Insofern lässt sich die Bewegung für Ernährungssouveränität als transnationale Bewegung beschreiben, die ihren Fokus zum Teil auf die Konstruktion von Identitätspolitiken verlagert hat. Wie in Cohens Theorie beschieben, erstrebt die Bewegung nicht die Kontrolle über Staatsmacht zu erhalten, sondern versucht bestimmte Lebensbereiche vor dem Staat (oder in diesem Fall eher vor der WTO und den transnationalen Konzernen) zu schützen, indem sie die Demokratisierung und Transparenz von Entscheidungsfindungsprozessen fordert. Sie akzeptiert die Globalisierung von oben nicht mehr als Entwicklungsmodell und übt Widerstand durch Mobilisierung und Bewusstseinsschaffung aus. Zusätzlich präsentiert sie Alternativen zu den dominanten Modellen, indem innerhalb des weit zerstreuten Netzwerks aus Individuen und Kollektiven ein alternatives System an Bedeutungen erschaffen wird, die sich in Alltagshandlungen und Lebensweisen manifestieren. Diese Aktionsformen sind widerständige Praktiken, die sich in einen breiteren Kontext der Anfechtung globaler Machtstrukturen fügen. In dieser ganzheitlichen Perspektive verbinden sich die Ziele und Forderungen der Bewegung dann auch mit denen anderer Gruppen und bilden ein globales Solidaritätsnetzwerk, das ein wichtiges Instrument beispielsweise für marginalisierte Gruppen in autoritären Staaten darstellen kann. Folglich identifiziere ich die Bewegung für Ernährungssouveränität auch als eine territorial losgelöste transnationale Gemeinschaft aus autonomen und solidarischen Individuen, die durch identitätspolitische, alternative Lebensstile und Praktiken ihre Privatsphäre politisieren und danach streben fundamentale Veränderungen im sozialen und kulturellen Leben zu vollbringen.

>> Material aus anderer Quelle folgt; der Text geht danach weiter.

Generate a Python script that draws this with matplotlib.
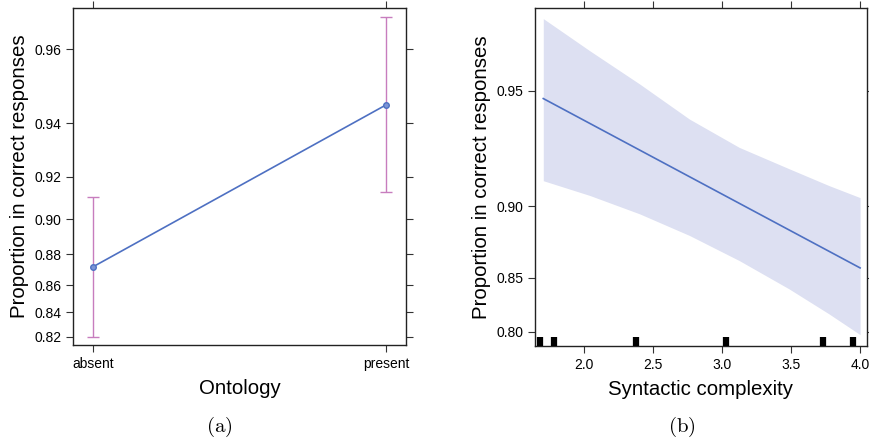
import matplotlib
matplotlib.use("Agg")
import matplotlib.pyplot as plt
import numpy as np

# ---- data: panel (a) ----
ontology = ["absent", "present"]
ont_fit = [0.8722, 0.9457]
ont_lower = [0.8195, 0.9130]
ont_upper = [0.9108, 0.9667]
yticks_a = [0.82, 0.84, 0.86, 0.88, 0.90, 0.92, 0.94, 0.96]

# ---- data: panel (b) ----
line_x = [1.704, 4.0]
line_fit = [0.9475, 0.858]
band_x = [1.704, 2.041, 2.402, 2.763, 3.124, 3.485, 3.774, 4.0]
band_upper = [0.968, 0.9609, 0.9520, 0.9405, 0.9294, 0.9198, 0.9114, 0.9049]
band_lower = [0.9139, 0.9061, 0.8955, 0.8817, 0.8637, 0.8407, 0.8179, 0.7970]
rug_x = [1.68, 1.78, 2.377, 3.03, 3.73, 3.95]
xticks_b = [2.0, 2.5, 3.0, 3.5, 4.0]
yticks_b = [0.80, 0.85, 0.90, 0.95]

plt.rcParams['font.family'] = ['Liberation Sans', 'DejaVu Sans']
plt.rcParams['mathtext.fontset'] = 'cm'

W, H = 870, 442
fig = plt.figure(figsize=(W / 100, H / 100), dpi=100)

def ax_rect(l, t, r, b):
    return [l / W, 1 - b / H, (r - l) / W, (b - t) / H]

LINE_C = '#4E70C2'
ERR_C = '#C77DBE'
BAND_C = '#DDE0F2'

def style(ax):
    for s in ax.spines.values():
        s.set_linewidth(1.0)
        s.set_color('#222222')
    ax.tick_params(direction='out', length=5, width=0.8, color='#333333',
                   labelsize=10, top=True, right=True,
                   labeltop=False, labelright=False)

# ---------- panel (a) ----------
ax1 = fig.add_axes(ax_rect(73, 8.3, 406, 344.7))
ax1.set_yscale('logit')
xpos = np.arange(len(ontology))
yerr = [np.array(ont_fit) - np.array(ont_lower), np.array(ont_upper) - np.array(ont_fit)]
ax1.errorbar(xpos, ont_fit, yerr=yerr, fmt='none', ecolor=ERR_C,
             elinewidth=1.0, capsize=4, capthick=1.0, zorder=2)
ax1.plot(xpos, ont_fit, color=LINE_C, lw=1.2, marker='o', ms=4,
         mfc='#7C94D6', mec=LINE_C, zorder=3)
ax1.set_xlim(-0.068, 1.068)
ax1.set_ylim(0.8131, 0.9682)
ax1.set_yticks(yticks_a)
ax1.set_yticklabels([f"{v:.2f}" for v in yticks_a])
ax1.yaxis.set_minor_locator(matplotlib.ticker.NullLocator())
ax1.set_xticks(xpos)
ax1.set_xticklabels(ontology)
style(ax1)
ax1.set_ylabel("Proportion in correct responses", fontsize=14.7, labelpad=4)
ax1.set_xlabel("Ontology", fontsize=14.7, labelpad=6)

# ---------- panel (b) ----------
ax2 = fig.add_axes(ax_rect(535, 8.3, 867, 345.7))
ax2.set_yscale('logit')
ax2.fill_between(band_x, band_lower, band_upper, color=BAND_C, lw=0, zorder=1)
ax2.plot(line_x, line_fit, color=LINE_C, lw=1.2, zorder=3)
ax2.set_xlim(1.644, 4.05)
ax2.set_ylim(0.7852, 0.9700)
for rx in rug_x:
    ax2.plot([rx, rx], [0, 0.027], transform=ax2.get_xaxis_transform(),
             color='black', lw=4.5, solid_capstyle='butt', zorder=4)
ax2.set_xticks(xticks_b)
ax2.set_xticklabels([f"{v:.1f}" for v in xticks_b])
ax2.set_yticks(yticks_b)
ax2.set_yticklabels([f"{v:.2f}" for v in yticks_b])
ax2.yaxis.set_minor_locator(matplotlib.ticker.NullLocator())
style(ax2)
ax2.set_ylabel("Proportion in correct responses", fontsize=14.7, labelpad=4)
ax2.set_xlabel("Syntactic complexity", fontsize=14.7, labelpad=6)

# captions
fig.text(219 / W, 1 - 427 / H, r"$\mathrm{(a)}$", ha='center', va='center', fontsize=15)
fig.text(682 / W, 1 - 427 / H, r"$\mathrm{(b)}$", ha='center', va='center', fontsize=15)

fig.savefig("out.png", dpi=100)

Im Zusammenhang mit dem derzeitigen wissenschaftlichen Profil sozialer Bewegungen im Allgemeinen, positioniert sich die Nyeleni Bewegung an der innovativen Spitze einer sich langsam herausbildenden globalen Zivilgesellschaft, die für eine gerechtere Welt eintritt. Ein langer Prozess, der seine ersten Züge mit dem Abolitionismus angenommen hat und sich in den letzten Jahrzehnten durch die Revolution der Informationstechnologien wesentlich beschleunigt hat. Mit der Bezugnahme auf Menschenrechte bekommen die Forderungen sozialer Bewegungen eine Dimension, die den nationalstaatlichen Rahmen übersteigt und erhalten einen universalen Charakter. Nach Hannah Arendt ist das erste Recht, das Recht Rechte zu haben. In vielerlei Hinsicht ist die Forderung nach Ernährungssouveränität nichts anderes als das Recht Rechte über Ernährung zu haben. Indem über das Recht gesprochen wird Agrargesetze zu formulieren, unterscheidet es sich von einem Privileg. Das moderne Lebensmittelsystem wurde von einigen wenigen Privilegierten entworfen. Ernährungssouveränität deutet darauf hin, dass das illegitim ist, da der Entwurf unserer Gesellschaftsordnung nicht das Privileg von einigen wenigen, sondern das Recht von allen ist. Die Verwendung einer rechtsbasierten Sprache verleiht dem Konzept enormes Potential für die Zukunft (Patel 2009: 663, 667).